I have a base class 'Base', which is a pure virtual class:
class Base {
public:
virtual void A() = 0;
virtual void B() = 0;
virtual ~Base() { } // Eclipse complains that a class with virtual members must have virtual destructor
};
I also have 2 other classes, one of them implements A() and the other one implements B():
class DerivedA : public virtual Base
{
public:
virtual void A() {
printf("Hello from A");
}
};
class DerivedB : public virtual Base
{
public:
virtual void B() {
printf("Hello from B");
}
};
The virtual keyword in the declaration should solve the diamond problem.
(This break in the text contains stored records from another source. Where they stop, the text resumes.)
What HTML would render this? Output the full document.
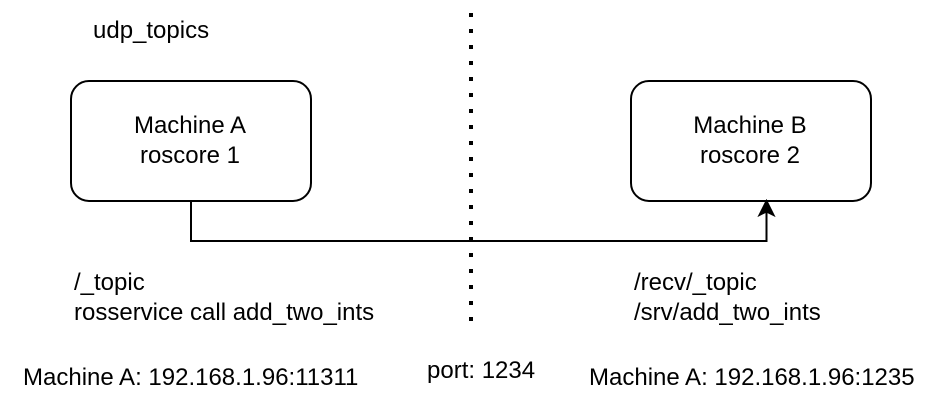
<!DOCTYPE html>
<html>
<head>
<meta charset="utf-8">
<style>
html,body{margin:0;padding:0;background:#fff;width:940px;height:410px;overflow:hidden}
svg{display:block}
text{font-family:"Liberation Sans",Arial,sans-serif;font-size:24px;fill:#000}
</style>
</head>
<body>
<svg width="940" height="410" viewBox="0 0 940 410">
  <rect width="940" height="410" fill="#fff"/>
  <line x1="471" y1="13" x2="471" y2="321" stroke="#000" stroke-width="4" stroke-dasharray="4 12"/>
  <rect x="71" y="81" width="240" height="120" rx="18" ry="18" fill="#fff" stroke="#000" stroke-width="2"/>
  <rect x="631" y="81" width="240" height="120" rx="18" ry="18" fill="#fff" stroke="#000" stroke-width="2"/>
  <path d="M191 201V241H766.5V212" fill="none" stroke="#000" stroke-width="2"/>
  <path d="M766.5 200L774.5 216L766.5 212L758.5 216Z" fill="#000" stroke="#000" stroke-width="1"/>
  <text x="93" y="38">udp_topics</text>
  <text x="190" y="133" text-anchor="middle">Machine A</text>
  <text x="190" y="163" text-anchor="middle">roscore 1</text>
  <text x="750" y="133" text-anchor="middle">Machine B</text>
  <text x="750" y="163" text-anchor="middle">roscore 2</text>
  <text x="74" y="290">/_topic</text>
  <text x="74" y="320">rosservice call add_two_ints</text>
  <text x="634" y="290">/recv/_topic</text>
  <text x="634" y="320">/srv/add_two_ints</text>
  <text x="23" y="385">Machine A: 192.168.1.96:11311</text>
  <text x="427" y="378">port: 1234</text>
  <text x="589" y="385">Machine A: 192.168.1.96:1235</text>
</svg>
</body>
</html>
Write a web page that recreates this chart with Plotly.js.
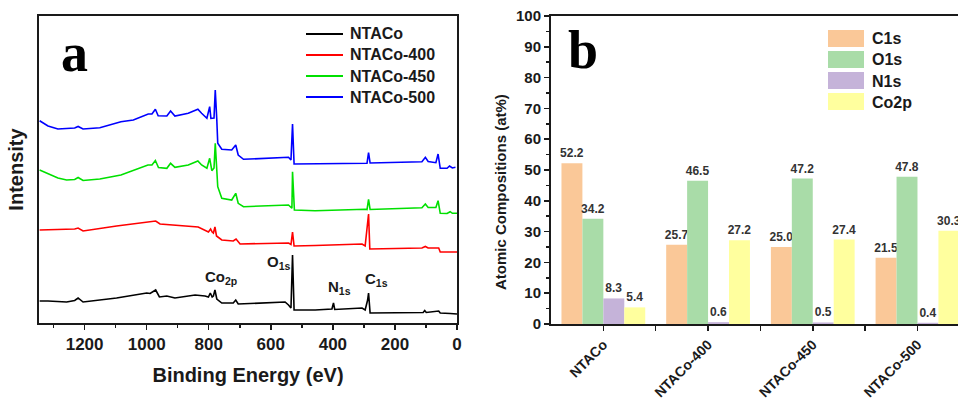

Now I would like to combine the two classes into another class, so that both A() and B() are implemented, like this:
class DerivedC: public DerivedA, public DerivedB {
// Now DerivedA and DerivedB are combined
};
// Somewhere else in the code
DerivedC c;
c.A();
c.B();
The problem:
Even though G++ compiles the code just fine, Eclipse gives an error: The type 'DerivedC' must implement the inherited pure virtual method 'Base::B'
.
When compiling with visual studio, I get 2 warnings:
warning C4250: 'DerivedC' : inherits 'DerivedB::DerivedB::B' via dominance
warning C4250: 'DerivedC' : inherits 'DerivedA::DerivedA::A' via dominance
So the question is: what is the correct way of doing this? Does the code above produce undefined behavior?
Note: The title may be a little misleading, I have no idea what a good title for this question would be.